[Stored entries]
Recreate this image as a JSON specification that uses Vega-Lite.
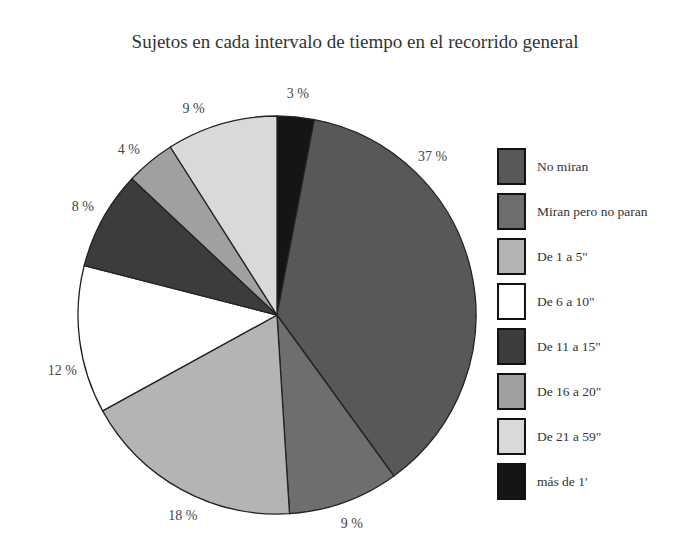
{
  "$schema": "https://vega.github.io/schema/vega-lite/v6.json",
  "width": 554,
  "height": 466,
  "autosize": {"type": "none"},
  "padding": {"left": 0, "top": 82, "right": 128, "bottom": 0},
  "background": "white",
  "config": {"view": {"stroke": null}},
  "title": {
    "text": "Sujetos en cada intervalo de tiempo en el recorrido general",
    "font": "Liberation Serif",
    "fontSize": 19,
    "fontWeight": "normal",
    "color": "#333",
    "anchor": "middle",
    "dx": 78,
    "offset": 15,
    "baseline": "alphabetic"
  },
  "data": {
    "values": [
      {"cat": "más de 1'", "pct": 3, "ord": 1, "label": "3 %", "la": 5.4},
      {"cat": "No miran", "pct": 37, "ord": 2, "label": "37 %", "la": 44.5},
      {"cat": "Miran pero no paran", "pct": 9, "ord": 3, "label": "9 %", "la": 160.3},
      {"cat": "De 1 a 5\"", "pct": 18, "ord": 4, "label": "18 %", "la": 205.1},
      {"cat": "De 6 a 10\"", "pct": 12, "ord": 5, "label": "12 %", "la": 255.3},
      {"cat": "De 11 a 15\"", "pct": 8, "ord": 6, "label": "8 %", "la": 299},
      {"cat": "De 16 a 20\"", "pct": 4, "ord": 7, "label": "4 %", "la": 318.1},
      {"cat": "De 21 a 59\"", "pct": 9, "ord": 8, "label": "9 %", "la": 337.9}
    ]
  },
  "layer": [
    {
      "mark": {"type": "arc", "outerRadius": 199, "stroke": "#222", "strokeWidth": 1.3},
      "encoding": {
        "theta": {"field": "pct", "type": "quantitative", "stack": true},
        "order": {"field": "ord", "type": "quantitative"},
        "color": {
          "field": "cat",
          "type": "nominal",
          "scale": {
            "domain": ["No miran", "Miran pero no paran", "De 1 a 5\"", "De 6 a 10\"", "De 11 a 15\"", "De 16 a 20\"", "De 21 a 59\"", "más de 1'"],
            "range": ["#585858", "#6e6e6e", "#b4b4b4", "#ffffff", "#3c3c3c", "#a0a0a0", "#d9d9d9", "#151515"]
          },
          "legend": {
            "orient": "none",
            "legendX": 493,
            "legendY": 66,
            "title": null,
            "symbolType": "M-0.77,-1L0.77,-1L0.77,1L-0.77,1Z",
            "symbolSize": 1225,
            "symbolStrokeColor": "#111",
            "symbolStrokeWidth": 2,
            "symbolOpacity": 1,
            "rowPadding": 2,
            "labelOffset": 7,
            "labelFont": "Liberation Serif",
            "labelFontSize": 13.5,
            "labelColor": "#333",
            "labelLimit": 200
          }
        }
      }
    },
    {
      "mark": {"type": "text", "radius": 222, "font": "Liberation Serif", "fontSize": 14, "color": "#444"},
      "encoding": {
        "theta": {"field": "la", "type": "quantitative", "stack": null, "scale": {"domain": [0, 360]}},
        "text": {"field": "label", "type": "nominal"}
      }
    }
  ],
  "resolve": {"scale": {"theta": "independent"}}
}
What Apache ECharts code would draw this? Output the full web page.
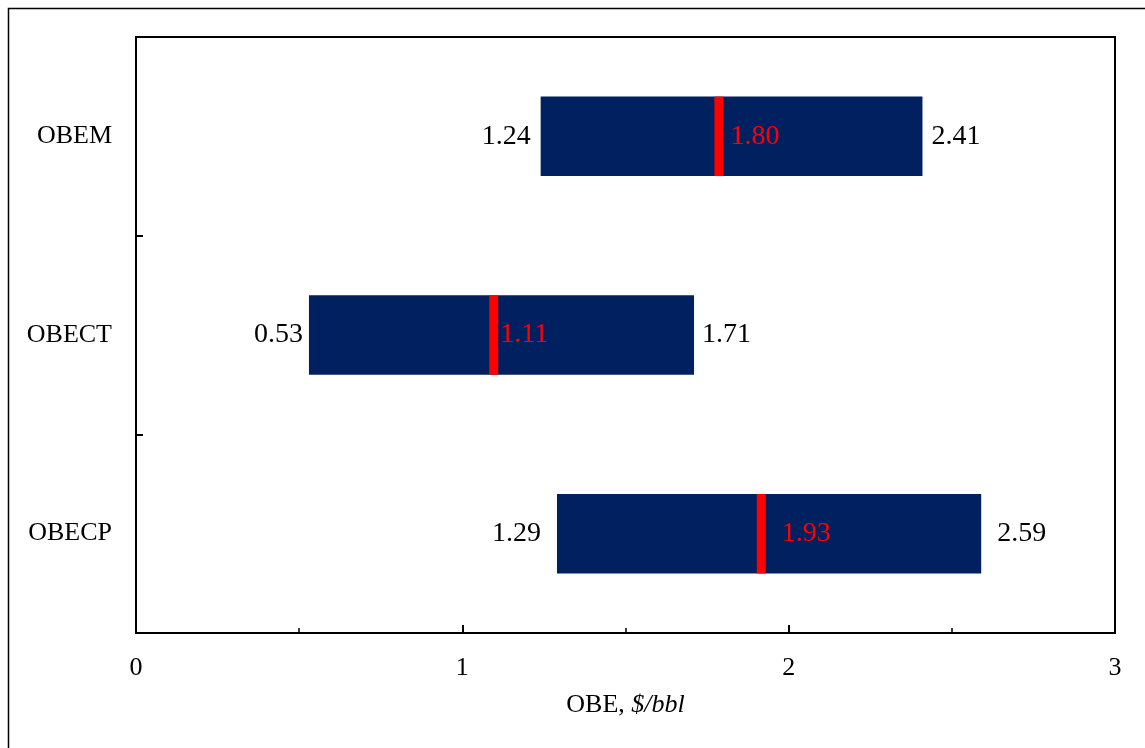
<!DOCTYPE html>
<html>
<head>
<meta charset="utf-8">
<script src="https://cdn.jsdelivr.net/npm/echarts@6/dist/echarts.min.js"></script>
<style>
html,body{margin:0;padding:0;background:#fff;}
#chart{width:1145px;height:748px;}
</style>
</head>
<body>
<div id="chart"></div>
<script>
const categories = ['OBEM', 'OBECT', 'OBECP'];
const minValues = [1.24, 0.53, 1.29];
const medianValues = [1.80, 1.11, 1.93];
const maxValues = [2.41, 1.71, 2.59];
const xTicks = [0, 1, 2, 3];

// label spacing (layout only, pixels)
const minLabelGap = [10, 6, 16];
const maxLabelGap = [9, 8, 16];
const medLabelGap = [7, 2, 16];

const FONT = '"Liberation Serif", "Times New Roman", serif';
const NAVY = '#002060';
const RED = '#FF0000';

const seriesData = categories.map((c, i) => [i, minValues[i], medianValues[i], maxValues[i]]);

const chart = echarts.init(document.getElementById('chart'), null, {renderer: 'canvas'});

chart.setOption({
  animation: false,
  backgroundColor: '#fff',
  graphic: [{
    type: 'rect', silent: true, z: 100,
    shape: {x: 8.5, y: 8.5, width: 1200, height: 800},
    style: {fill: 'none', stroke: '#000', lineWidth: 1.5}
  }],
  grid: {
    left: 136, right: 30, top: 37, bottom: 115,
    show: true, borderColor: '#000', borderWidth: 2, backgroundColor: 'transparent'
  },
  xAxis: {
    type: 'value', min: xTicks[0], max: xTicks[xTicks.length - 1], interval: 1,
    name: 'OBE, {i|$/bbl}', nameLocation: 'middle', nameGap: 59,
    nameTextStyle: {fontFamily: FONT, fontSize: 26, color: '#000',
      rich: {i: {fontFamily: FONT, fontSize: 26, fontStyle: 'italic', color: '#000'}}},
    axisLine: {show: true, lineStyle: {color: '#000', width: 2}},
    axisTick: {show: true, inside: true, length: 8, lineStyle: {color: '#000', width: 2}},
    minorTick: {show: true, splitNumber: 2, length: 5, lineStyle: {color: '#000', width: 1.5}},
    axisLabel: {fontFamily: FONT, fontSize: 26, color: '#000', margin: 22},
    splitLine: {show: false}
  },
  yAxis: {
    type: 'category', data: categories, inverse: true,
    axisLine: {show: true, lineStyle: {color: '#000', width: 2}},
    axisTick: {show: true, inside: true, length: 7, alignWithLabel: false, lineStyle: {color: '#000', width: 2}},
    axisLabel: {fontFamily: FONT, fontSize: 26, color: '#000', margin: 24},
    splitLine: {show: false}
  },
  series: [{
    type: 'custom',
    data: seriesData,
    encode: {x: [1, 2, 3], y: 0},
    renderItem: function (params, api) {
      const idx = api.value(0);
      const vMin = api.value(1), vMed = api.value(2), vMax = api.value(3);
      const pMin = api.coord([vMin, idx]);
      const pMed = api.coord([vMed, idx]);
      const pMax = api.coord([vMax, idx]);
      const h = api.size([0, 1])[1] * 0.4;
      const y = pMin[1] - h / 2;
      const txt = (x, align, text, color) => ({
        type: 'text',
        style: {x: x, y: pMin[1], text: text, align: align, verticalAlign: 'middle',
          font: '28px ' + FONT, fill: color}
      });
      return {
        type: 'group',
        children: [
          {type: 'rect', shape: {x: pMin[0], y: y, width: pMax[0] - pMin[0], height: h}, style: {fill: NAVY}},
          {type: 'rect', shape: {x: pMed[0] - 9, y: y, width: 9, height: h}, style: {fill: RED}},
          txt(pMin[0] - minLabelGap[idx], 'right', vMin.toFixed(2), '#000'),
          txt(pMax[0] + maxLabelGap[idx], 'left', vMax.toFixed(2), '#000'),
          txt(pMed[0] + medLabelGap[idx], 'left', vMed.toFixed(2), RED)
        ]
      };
    }
  }]
});
</script>
</body>
</html>
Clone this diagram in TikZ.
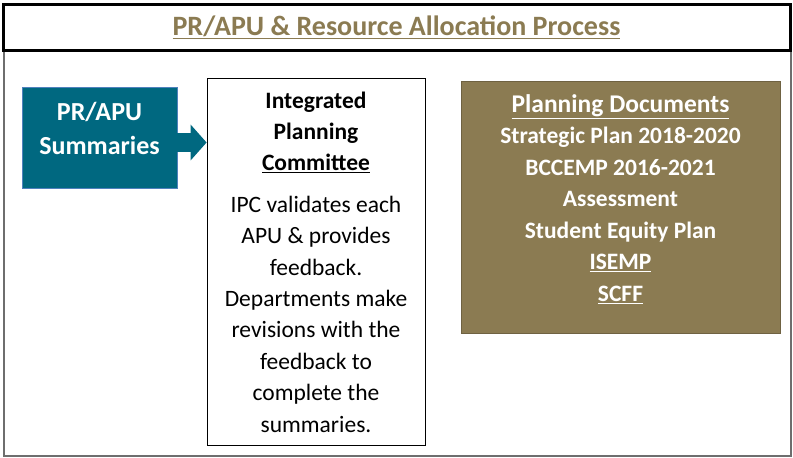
\documentclass[tikz,border=0pt]{standalone}
\usepackage{fontspec}
\setmainfont{Carlito}
\usepackage{tikz}
\usetikzlibrary{positioning, arrows.meta}
\definecolor{olivecolor}{RGB}{139,123,82}
\definecolor{tealcolor}{RGB}{0,104,128}
\definecolor{tealborder}{RGB}{79,129,189}
\definecolor{framegray}{RGB}{110,110,110}

\begin{document}
\begin{tikzpicture}[
    x=1pt, y=-1pt,
    titlebox/.style={
        rectangle,
        draw=black,
        line width=3pt,
        fill=white,
        minimum width=787pt,
        minimum height=46pt,
        text=olivecolor,
        font=\fontsize{28pt}{33pt}\selectfont\bfseries
    },
    summbox/.style={
        rectangle,
        draw=tealborder,
        fill=tealcolor,
        line width=0.8pt,
        minimum width=155pt,
        minimum height=101pt,
        align=center,
        text=white,
        text depth=18pt,
        font=\fontsize{26pt}{33.5pt}\selectfont\bfseries
    },
    ipcbox/.style={
        rectangle,
        draw=black,
        line width=0.8pt,
        fill=white,
        minimum width=218pt,
        minimum height=367pt,
        align=center,
        font=\fontsize{23.5pt}{31.4pt}\selectfont
    },
    planbox/.style={
        rectangle,
        draw=olivecolor!80!black,
        fill=olivecolor,
        line width=0.8pt,
        minimum width=319pt,
        minimum height=252pt,
        align=center,
        text=white,
        text depth=19pt,
        font=\fontsize{23.5pt}{31.5pt}\selectfont\bfseries
    },
    bigarrow/.style={
        -{Triangle[width=35pt, length=16pt]},
        line width=19pt,
        color=tealcolor
    }
]

\useasboundingbox (0,0) rectangle (793,458);

% Outer frame
\draw[framegray, line width=1.5pt] (4,50) rectangle (791,456);

% Title
\node[titlebox] (title) at (396.5,27.5) {\underline{PR/APU \& Resource Allocation Process}};

% PR/APU summaries
\node[summbox] (summ) at (99.5,137.5) {PR/APU\\Summaries};

% Integrated Planning Committee
\node[ipcbox] (ipc) at (316,262) {
    \textbf{Integrated}\\
    \textbf{Planning}\\
    \textbf{\underline{Committee}}\\[10pt]
    IPC validates each\\
    APU \& provides\\
    feedback.\\
    Departments make\\
    revisions with the\\
    feedback to\\
    complete the\\
    summaries.
};

% Planning documents
\node[planbox] (plan) at (620.5,207.5) {
    \underline{\fontsize{25.5pt}{31.5pt}\selectfont Planning Documents}\\
    Strategic Plan 2018-2020\\
    BCCEMP 2016-2021\\
    Assessment\\
    Student Equity Plan\\
    \underline{ISEMP}\\
    \underline{SCFF}
};

% Arrow
\draw[bigarrow] ([yshift=-5pt]summ.east) -- ([yshift=-5pt]summ.east -| ipc.west);

\end{tikzpicture}
\end{document}
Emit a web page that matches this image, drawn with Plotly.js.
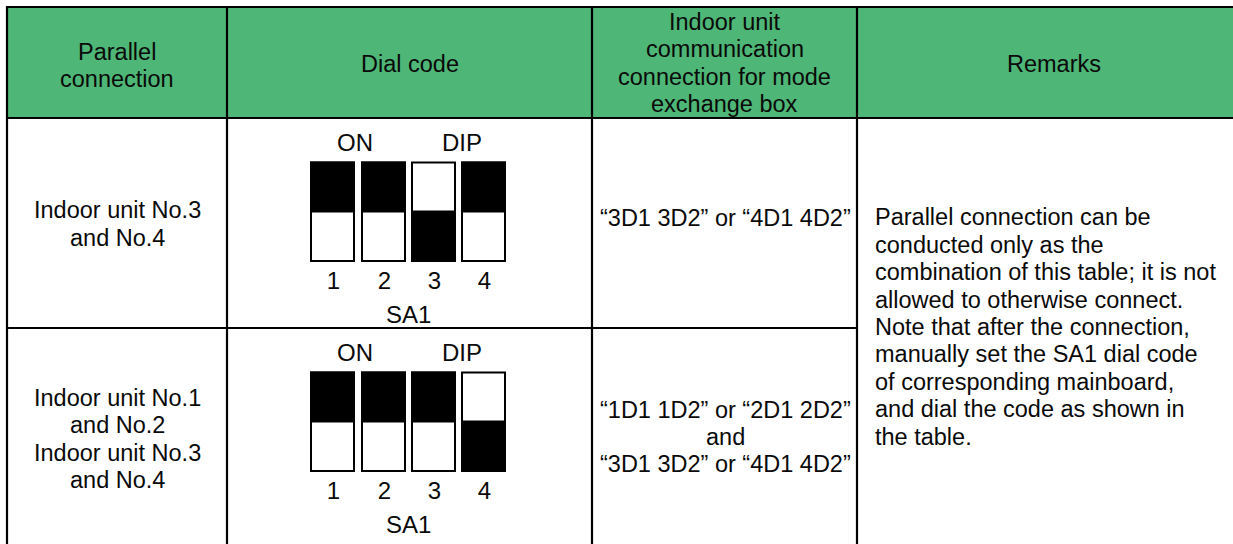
<!DOCTYPE html>
<html>
<head>
<meta charset="utf-8">
<script src="https://cdn.plot.ly/plotly-3.0.1.min.js"></script>
<style>html,body{margin:0;padding:0;background:#fff;}#chart{width:1233px;height:544px;}</style>
</head>
<body>
<div id="chart"></div>
<script>
// ---- data ----
const headerTexts = [
  ["Parallel", "connection"],
  ["Dial code"],
  ["Indoor unit", "communication", "connection for mode", "exchange box"],
  ["Remarks"]
];
const rowLabels = [
  ["Indoor unit No.3", "and No.4"],
  ["Indoor unit No.1", "and No.2", "Indoor unit No.3", "and No.4"]
];
const commTexts = [
  ["“3D1 3D2” or “4D1 4D2”"],
  ["“1D1 1D2” or “2D1 2D2”", "and", "“3D1 3D2” or “4D1 4D2”"]
];
const remarkLines = [
  "Parallel connection can be",
  "conducted only as the",
  "combination of this table; it is not",
  "allowed to otherwise connect.",
  "Note that after the connection,",
  "manually set the SA1 dial code",
  "of corresponding mainboard,",
  "and dial the code as shown in",
  "the table."
];
const dipStates = [[1, 1, 0, 1], [1, 1, 1, 0]]; // 1 = ON (upper half dark)
const switchNumbers = ["1", "2", "3", "4"];
const dipOnLabel = "ON";
const dipLabel = "DIP";
const dipName = "SA1";

// ---- layout geometry (pixels) ----
const colX = [7, 227, 592, 857, 1250];
const rowY = [7, 118, 328, 552];
const lineH = 27.4;
const FONT = "Liberation Sans, Arial, sans-serif";
const FS = 23.5;
const GREEN = "#4eb676";
const INK = "#0a0a0a";

const shapes = [];
const annotations = [];

function addLines(lines, cx, cy, align) {
  const n = lines.length;
  lines.forEach((t, k) => {
    const y = cy + (k - (n - 1) / 2) * lineH;
    annotations.push({
      x: cx, y: y, xref: "x", yref: "y", text: t, showarrow: false,
      xanchor: align === "left" ? "left" : "center", yanchor: "middle",
      font: {family: FONT, size: FS, color: INK}
    });
  });
}

// header background
shapes.push({type: "rect", xref: "x", yref: "y", x0: colX[0], x1: colX[4], y0: rowY[0], y1: rowY[1],
  fillcolor: GREEN, line: {width: 0}, layer: "below"});

// grid lines
const LW = 2.2;
function hline(y, x0, x1) { shapes.push({type: "line", xref: "x", yref: "y", x0: x0, x1: x1, y0: y, y1: y, line: {color: "#000", width: LW}}); }
function vline(x, y0, y1) { shapes.push({type: "line", xref: "x", yref: "y", x0: x, x1: x, y0: y0, y1: y1, line: {color: "#000", width: LW}}); }
hline(rowY[0], colX[0] - 1, colX[4]);
hline(rowY[1], colX[0] - 1, colX[4]);
hline(rowY[2], colX[0] - 1, colX[3]);
colX.slice(0, 4).forEach(x => vline(x, rowY[0] - 1, rowY[3]));

// header text
const headerCY = [65.5, 63.5, 63, 63.5];
headerTexts.forEach((lines, c) => addLines(lines, (colX[c] + colX[c + 1]) / 2, headerCY[c], "center"));

// body text
const rowCY = [224, 439];
rowLabels.forEach((lines, r) => addLines(lines, (colX[0] + colX[1]) / 2, rowCY[r], "center"));
const commCY = [218, 437];
commTexts.forEach((lines, r) => addLines(lines, (colX[2] + colX[3]) / 2 + 0.5, commCY[r], "center"));
addLines(remarkLines, colX[3] + 16, 327, "left");

// DIP switches
const swX0 = [311, 362, 412, 462];
const swW = 43;
const numX = [], numY = [], numT = [];
dipStates.forEach((states, r) => {
  const top = rowY[1 + r];
  const yTop = top + 44.5, yMid = top + 93.5, yBot = top + 143;
  annotations.push({x: 355, y: top + 24.5, xref: "x", yref: "y", text: dipOnLabel, showarrow: false,
    xanchor: "center", yanchor: "middle", font: {family: FONT, size: 24, color: INK}});
  annotations.push({x: 462, y: top + 24.5, xref: "x", yref: "y", text: dipLabel, showarrow: false,
    xanchor: "center", yanchor: "middle", font: {family: FONT, size: 24, color: INK}});
  annotations.push({x: 408, y: top + 196, xref: "x", yref: "y", text: dipName, showarrow: false,
    xanchor: "center", yanchor: "middle", font: {family: FONT, size: 24, color: INK}});
  states.forEach((s, i) => {
    const x0 = swX0[i], x1 = swX0[i] + swW;
    shapes.push({type: "rect", xref: "x", yref: "y", x0: x0, x1: x1, y0: yTop, y1: yBot,
      fillcolor: "#fff", line: {color: "#000", width: 2}});
    shapes.push({type: "rect", xref: "x", yref: "y", x0: x0, x1: x1,
      y0: s ? yTop : yMid, y1: s ? yMid : yBot, fillcolor: "#000", line: {color: "#000", width: 2}});
    numX.push(x0 + swW / 2 + 1);
    numY.push(top + 165);
    numT.push(switchNumbers[i]);
  });
});

const traces = [{
  type: "scatter", mode: "text", x: numX, y: numY, text: numT,
  textposition: "middle center", textfont: {family: FONT, size: 24, color: INK},
  hoverinfo: "skip", showlegend: false
}];

const layout = {
  width: 1233, height: 544,
  margin: {l: 0, r: 0, t: 0, b: 0, pad: 0},
  paper_bgcolor: "#fff", plot_bgcolor: "#fff",
  xaxis: {range: [0, 1233], visible: false, fixedrange: true},
  yaxis: {range: [544, 0], visible: false, fixedrange: true},
  shapes: shapes, annotations: annotations, showlegend: false
};

Plotly.newPlot("chart", traces, layout, {displayModeBar: false, staticPlot: true});
</script>
</body>
</html>
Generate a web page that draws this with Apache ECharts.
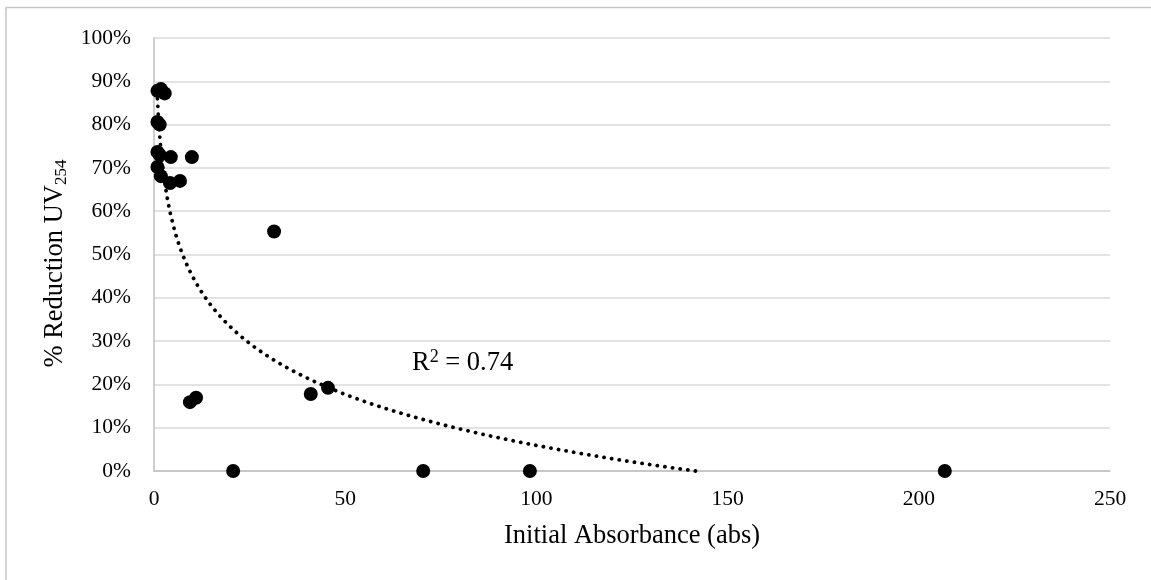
<!DOCTYPE html>
<html>
<head>
<meta charset="utf-8">
<script src="https://cdn.jsdelivr.net/npm/echarts@6/dist/echarts.min.js"></script>
<style>
  html, body { margin: 0; padding: 0; background: #fff; }
  #chart { width: 1151px; height: 580px; }
</style>
</head>
<body>
<div id="chart"></div>
<script>
// ---- Data ----
const xValues = [0.9, 1.8, 2.8, 0.9, 1.5, 0.9, 1.5, 4.4, 9.9, 0.9, 1.8, 4.2, 6.8, 31.4, 9.4, 11.0, 41.0, 45.5, 20.7, 70.4, 98.3, 206.8];
const yValues = [87.8, 88.2, 87.2, 80.6, 80.0, 73.7, 73.0, 72.5, 72.5, 70.2, 68.1, 66.5, 67.0, 55.3, 15.9, 16.9, 17.8, 19.2, 0, 0, 0, 0]; // percent
const yTicks = [0, 10, 20, 30, 40, 50, 60, 70, 80, 90, 100];
const xTicks = [0, 50, 100, 150, 200, 250];
const r2Label = "0.74";
// Logarithmic trendline y = a·ln(x) + b, coefficients
const trendSlope = -0.170;
const trendIntercept = 0.842;

// ---- Build series data ----
const points = xValues.map((x, i) => [x, yValues[i] / 100]);
const xMin = Math.min(...xValues), xMax = Math.max(...xValues);
const xZero = Math.min(xMax, Math.exp(-trendIntercept / trendSlope));
const trend = [];
const N = 400;
for (let i = 0; i <= N; i++) {
  const t = i / N;
  const x = Math.exp(Math.log(xMin) + t * (Math.log(xZero) - Math.log(xMin)));
  trend.push([x, Math.max(0, trendSlope * Math.log(x) + trendIntercept)]);
}

const FONT = "'Liberation Serif', 'Times New Roman', serif";
const chart = echarts.init(document.getElementById('chart'), null, { renderer: 'canvas' });
chart.setOption({
  backgroundColor: '#fff',
  animation: false,
  grid: { left: 154, right: 41, top: 38, bottom: 109, containLabel: false },
  xAxis: {
    type: 'value', min: xTicks[0], max: xTicks[xTicks.length - 1], interval: 50,
    name: 'Initial Absorbance (abs)', nameLocation: 'middle', nameGap: 50,
    nameTextStyle: { fontFamily: FONT, fontSize: 26.5, color: '#000', lineHeight: 30 },
    axisLine: { show: true, lineStyle: { color: '#bfbfbf', width: 1.5 } },
    axisTick: { show: false },
    axisLabel: { fontFamily: FONT, fontSize: 21.5, color: '#000', margin: 17 },
    splitLine: { show: false }
  },
  yAxis: {
    type: 'value', min: yTicks[0] / 100, max: yTicks[yTicks.length - 1] / 100, interval: 0.1,
    name: '{a|% Reduction UV}{s|254}', nameLocation: 'middle', nameGap: 82,
    nameTextStyle: {
      fontFamily: FONT, color: '#000', padding: [0, 18, 0, 0],
      rich: {
        a: { fontFamily: FONT, fontSize: 26.5, lineHeight: 30, color: '#000' },
        s: { fontFamily: FONT, fontSize: 17, lineHeight: 13, verticalAlign: 'bottom', color: '#000' }
      }
    },
    axisLine: { show: true, lineStyle: { color: '#bfbfbf', width: 1.5 } },
    axisTick: { show: false },
    axisLabel: {
      fontFamily: FONT, fontSize: 21.5, color: '#000', margin: 23,
      formatter: v => Math.round(v * 100) + '%'
    },
    splitLine: { show: true, lineStyle: { color: '#d9d9d9', width: 1.5 } }
  },
  graphic: [
    {
      type: 'rect', z: -1, silent: true,
      shape: { x: 6, y: 7.5, width: 1300, height: 700 },
      style: { fill: 'none', stroke: '#c6c6c6', lineWidth: 1.5 }
    },
    {
      type: 'text', left: 412, top: 348, silent: true,
      style: {
        text: '{r|R}{p|2}{r| = ' + r2Label + '}',
        rich: {
          r: { fontFamily: FONT, fontSize: 26.5, lineHeight: 30, fill: '#000' },
          p: { fontFamily: FONT, fontSize: 18, lineHeight: 24, verticalAlign: 'top', fill: '#000' }
        }
      }
    }
  ],
  series: [
    {
      type: 'line', data: trend, showSymbol: false, symbol: 'none', smooth: false,
      clip: true, z: 3,
      lineStyle: { color: '#000', width: 3.8, type: [0.1, 7.6], cap: 'round' }
    },
    {
      type: 'scatter', data: points, symbol: 'circle', symbolSize: 14, z: 4,
      itemStyle: { color: '#000', opacity: 1 }
    }
  ]
});
</script>
</body>
</html>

• What needs to be done:
Using the listing above, gather each line that holds the string "image" and copy it.

• Answer to this problem:
Recreate this image as a JSON specification that uses Vega-Lite.
Emit a web page that matches this image, drawn with Plotly.js.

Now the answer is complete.